This demo will use the starwars dataset from the dplyr library with list columns dropped, renamed to sw.
regex is a powerful tool in SQL. It is one of the more common uses day-to-day. The following special characters are particularly important:
Character | Definition |
---|---|
% | zero or multiple characters |
_ | single character |
[] | any single character within brackets |
^ | any character not in brackets |
|
range of characters |
The best way to understand how this works is with some practical(ish) examples.
Example 1: How many characters have eye colours beginning with a b?
sqldf("
SELECT COUNT(name) FROM sw
WHERE eye_color LIKE 'b%';
")
## COUNT(name)
## 1 51
Example 2: List all the planets containing “oo”
sqldf("
SELECT DISTINCT homeworld FROM sw
WHERE homeworld LIKE '%oo%';
")
## homeworld
## 1 Tatooine
## 2 Naboo
The following example uses NOT NULL to filter rows containing NA.

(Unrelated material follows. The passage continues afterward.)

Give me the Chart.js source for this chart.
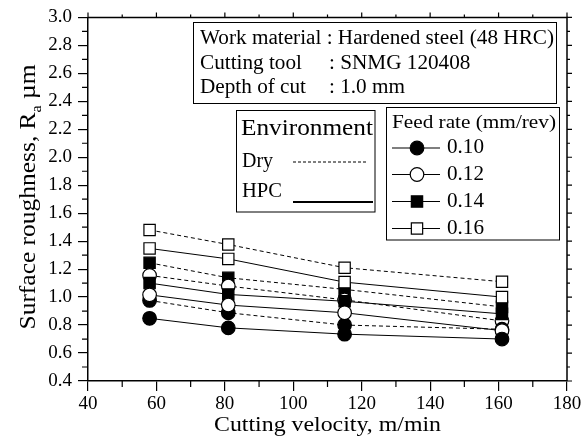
<!DOCTYPE html>
<html><head><meta charset="utf-8">
<script src="https://cdn.jsdelivr.net/npm/chart.js@4"></script>
<style>html,body{margin:0;padding:0;background:#fff}canvas{display:block}</style>
</head><body>
<canvas id="c" width="587" height="448"></canvas>
<script>
// ---- data ----
const velocities = [58, 81, 115, 161];
const feedRates = ['0.10', '0.12', '0.14', '0.16'];
const dry010 = [0.976, 0.888, 0.800, 0.770];
const dry012 = [1.155, 1.079, 0.980, 0.830];
const dry014 = [1.245, 1.138, 1.055, 0.930];
const dry016 = [1.480, 1.376, 1.210, 1.110];
const hpc010 = [0.848, 0.780, 0.735, 0.700];
const hpc012 = [1.016, 0.943, 0.888, 0.760];
const hpc014 = [1.100, 1.019, 0.970, 0.880];
const hpc016 = [1.348, 1.273, 1.107, 1.000];
const xTicks = [40, 60, 80, 100, 120, 140, 160, 180];
const yTicks = [0.4, 0.6, 0.8, 1.0, 1.2, 1.4, 1.6, 1.8, 2.0, 2.2, 2.4, 2.6, 2.8, 3.0];
const infoLabels = ['Work material', 'Cutting tool', 'Depth of cut'];
const infoValues = ['Hardened steel (48 HRC)', 'SNMG 120408', '1.0 mm'];

const FONT = "'Liberation Serif', 'Times New Roman', serif";
const markerStyles = [
  {style: 'circle', fill: '#000', r: 6.8},
  {style: 'circle', fill: '#fff', r: 6.8},
  {style: 'rect', fill: '#000', r: 8},
  {style: 'rect', fill: '#fff', r: 8}
];

function mk(arr, fi, dry) {
  const m = markerStyles[fi];
  return {
    data: velocities.map((v, i) => ({x: v, y: arr[i]})),
    showLine: true,
    borderColor: '#000',
    borderWidth: 1,
    borderDash: dry ? [4, 3] : [],
    pointStyle: m.style,
    pointRadius: m.r,
    pointHoverRadius: m.r,
    pointBackgroundColor: m.fill,
    pointBorderColor: '#000',
    pointBorderWidth: 1.2,
    fill: false,
    tension: 0
  };
}
// first datasets are drawn on top in Chart.js
const datasets = [
  mk(hpc010, 0, false), mk(hpc012, 1, false), mk(hpc014, 2, false), mk(hpc016, 3, false),
  mk(dry010, 0, true), mk(dry012, 1, true), mk(dry014, 2, true), mk(dry016, 3, true)
];

// draw text; sx = horizontal stretch factor
function txt(ctx, s, x, y, size, align, sx) {
  sx = sx || 1;
  ctx.save();
  ctx.font = size + 'px ' + FONT;
  ctx.textAlign = align || 'left';
  ctx.textBaseline = 'middle';
  ctx.fillStyle = '#000';
  ctx.translate(x, y);
  ctx.scale(sx, 1);
  ctx.fillText(s, 0, 0);
  ctx.restore();
}
function fitScale(ctx, s, size, target) {
  ctx.font = size + 'px ' + FONT;
  return target / ctx.measureText(s).width;
}

const decor = {
  id: 'decor',
  afterDraw(chart) {
    const ctx = chart.ctx;
    const a = chart.chartArea;
    const xs = chart.scales.x, ys = chart.scales.y;
    ctx.save();
    ctx.strokeStyle = '#000';
    ctx.lineWidth = 1.5;
    // frame top/right
    ctx.beginPath();
    ctx.moveTo(a.left, a.top); ctx.lineTo(a.right, a.top); ctx.lineTo(a.right, a.bottom);
    ctx.stroke();
    ctx.lineWidth = 1.2;
    ctx.beginPath();
    for (let v = 0.5; v < 3.0; v += 0.2) {
      const p = ys.getPixelForValue(v);
      ctx.moveTo(a.left - 6, p); ctx.lineTo(a.left, p);
      ctx.moveTo(a.right, p); ctx.lineTo(a.right + 3, p);
    }
    yTicks.forEach(v => { const p = ys.getPixelForValue(v); ctx.moveTo(a.right, p); ctx.lineTo(a.right + 5, p); });
    for (let v = 50; v < 180; v += 20) {
      const p = xs.getPixelForValue(v);
      ctx.moveTo(p, a.bottom); ctx.lineTo(p, a.bottom + 6);
      ctx.moveTo(p, a.top); ctx.lineTo(p, a.top - 3);
    }
    xTicks.forEach(v => { const p = xs.getPixelForValue(v); ctx.moveTo(p, a.top); ctx.lineTo(p, a.top - 5); });
    ctx.stroke();

    // info box
    ctx.lineWidth = 1;
    ctx.fillStyle = '#fff';
    ctx.fillRect(193.5, 22.5, 363, 81);
    ctx.strokeRect(193.5, 22.5, 363, 81);
    const infoY = [39, 63.5, 88];
    const line1 = infoLabels[0] + ' : ' + infoValues[0];
    const isx = fitScale(ctx, line1, 20, 354);
    txt(ctx, line1, 200, infoY[0], 20, 'left', isx);
    for (let i = 1; i < 3; i++) {
      txt(ctx, infoLabels[i], 200, infoY[i], 20, 'left', isx);
      txt(ctx, ': ' + infoValues[i], 329, infoY[i], 20, 'left', isx);
    }

    // environment box
    ctx.fillStyle = '#fff';
    ctx.fillRect(236.5, 110.5, 138.5, 101.5);
    ctx.strokeRect(236.5, 110.5, 138.5, 101.5);
    txt(ctx, 'Environment', 241, 129, 23, 'left', fitScale(ctx, 'Environment', 23, 132));
    txt(ctx, 'Dry', 242, 162, 20, 'left', fitScale(ctx, 'Dry', 20, 31));
    txt(ctx, 'HPC', 242, 192, 20, 'left', fitScale(ctx, 'HPC', 20, 40));
    ctx.beginPath();
    ctx.setLineDash([3, 2]);
    ctx.lineWidth = 1.2;
    ctx.moveTo(293, 162); ctx.lineTo(368, 162);
    ctx.stroke();
    ctx.setLineDash([]);
    ctx.lineWidth = 2;
    ctx.beginPath();
    ctx.moveTo(293, 202); ctx.lineTo(373, 202);
    ctx.stroke();

    // feed rate legend
    ctx.lineWidth = 1;
    ctx.fillStyle = '#fff';
    ctx.fillRect(386.5, 107.5, 173, 132.5);
    ctx.strokeRect(386.5, 107.5, 173, 132.5);
    txt(ctx, 'Feed rate (mm/rev)', 392, 123, 18, 'left', fitScale(ctx, 'Feed rate (mm/rev)', 18, 164));
    const ly = [148, 174.5, 201.5, 228.5];
    feedRates.forEach((f, i) => {
      ctx.lineWidth = 1.2;
      ctx.strokeStyle = '#000';
      ctx.beginPath();
      ctx.moveTo(392, ly[i]); ctx.lineTo(440, ly[i]);
      ctx.stroke();
      const m = markerStyles[i];
      ctx.fillStyle = m.fill;
      ctx.beginPath();
      if (m.style === 'circle') {
        ctx.arc(417, ly[i], m.r, 0, Math.PI * 2);
      } else {
        const s = m.r * Math.SQRT1_2;
        ctx.rect(417 - s, ly[i] - s, 2 * s, 2 * s);
      }
      ctx.fill(); ctx.stroke();
      txt(ctx, f, 447, ly[i], 20, 'left', fitScale(ctx, f, 20, 37));
    });

    // axis titles
    const xt = 'Cutting velocity, m/min';
    txt(ctx, xt, (a.left + a.right) / 2, 425, 21, 'center', fitScale(ctx, xt, 21, 227));
    ctx.save();
    ctx.translate(29, 197);
    ctx.rotate(-Math.PI / 2);
    const p1 = 'Surface roughness, R', p2 = 'a', p3 = ' \u00b5m';
    ctx.font = '24px ' + FONT;
    const w1r = ctx.measureText(p1).width;
    const w3r = ctx.measureText(p3).width;
    ctx.font = '15px ' + FONT;
    const w2r = ctx.measureText(p2).width;
    const ysx = 265 / (w1r + w2r + w3r);
    const w1 = w1r * ysx, w2 = w2r * ysx;
    let x0 = -265 / 2;
    txt(ctx, p1, x0, 0, 24, 'left', ysx);
    txt(ctx, p2, x0 + w1, 8, 15, 'left', ysx);
    txt(ctx, p3, x0 + w1 + w2, 0, 24, 'left', ysx);
    ctx.restore();
    ctx.restore();
  }
};

new Chart(document.getElementById('c'), {
  type: 'scatter',
  data: {datasets},
  options: {
    responsive: false,
    devicePixelRatio: 1,
    animation: false,
    events: [],
    layout: {padding: {left: 0, right: 20, top: 16, bottom: 0}},
    plugins: {legend: {display: false}, tooltip: {enabled: false}},
    scales: {
      x: {
        type: 'linear', min: 40, max: 180,
        afterBuildTicks: s => { s.ticks = xTicks.map(v => ({value: v})); },
        afterFit: s => { s.height = 67; },
        grid: {drawOnChartArea: false, drawTicks: true, tickLength: 10, color: '#000', lineWidth: 1.2},
        border: {display: true, color: '#000', width: 1.5},
        ticks: {color: '#000', font: {family: FONT, size: 19}, padding: 2, maxRotation: 0}
      },
      y: {
        type: 'linear', min: 0.4, max: 3.0,
        afterBuildTicks: s => { s.ticks = yTicks.map(v => ({value: v})); },
        afterFit: s => { s.width = 88; },
        grid: {drawOnChartArea: false, drawTicks: true, tickLength: 10, color: '#000', lineWidth: 1.2},
        border: {display: true, color: '#000', width: 1.5},
        ticks: {color: '#000', font: {family: FONT, size: 19}, padding: 6, callback: v => Number(v).toFixed(1)}
      }
    }
  },
  plugins: [decor]
});
</script>
</body></html>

Example 3: Who is the youngest character from any planet beginning with N?
sqldf("
SELECT name, homeworld, birth_year FROM sw
WHERE homeworld LIKE 'N%'
AND birth_year NOT NULL
ORDER BY birth_year ASC
LIMIT 1;
")
## name homeworld birth_year
## 1 R2-D2 Naboo 33
Example 5: What is the average height of characters whose names don’t end in an “a”
sqldf("SELECT AVG(height) AS average_height FROM sw
WHERE name NOT LIKE '%a'")
## average_height
## 1 175.942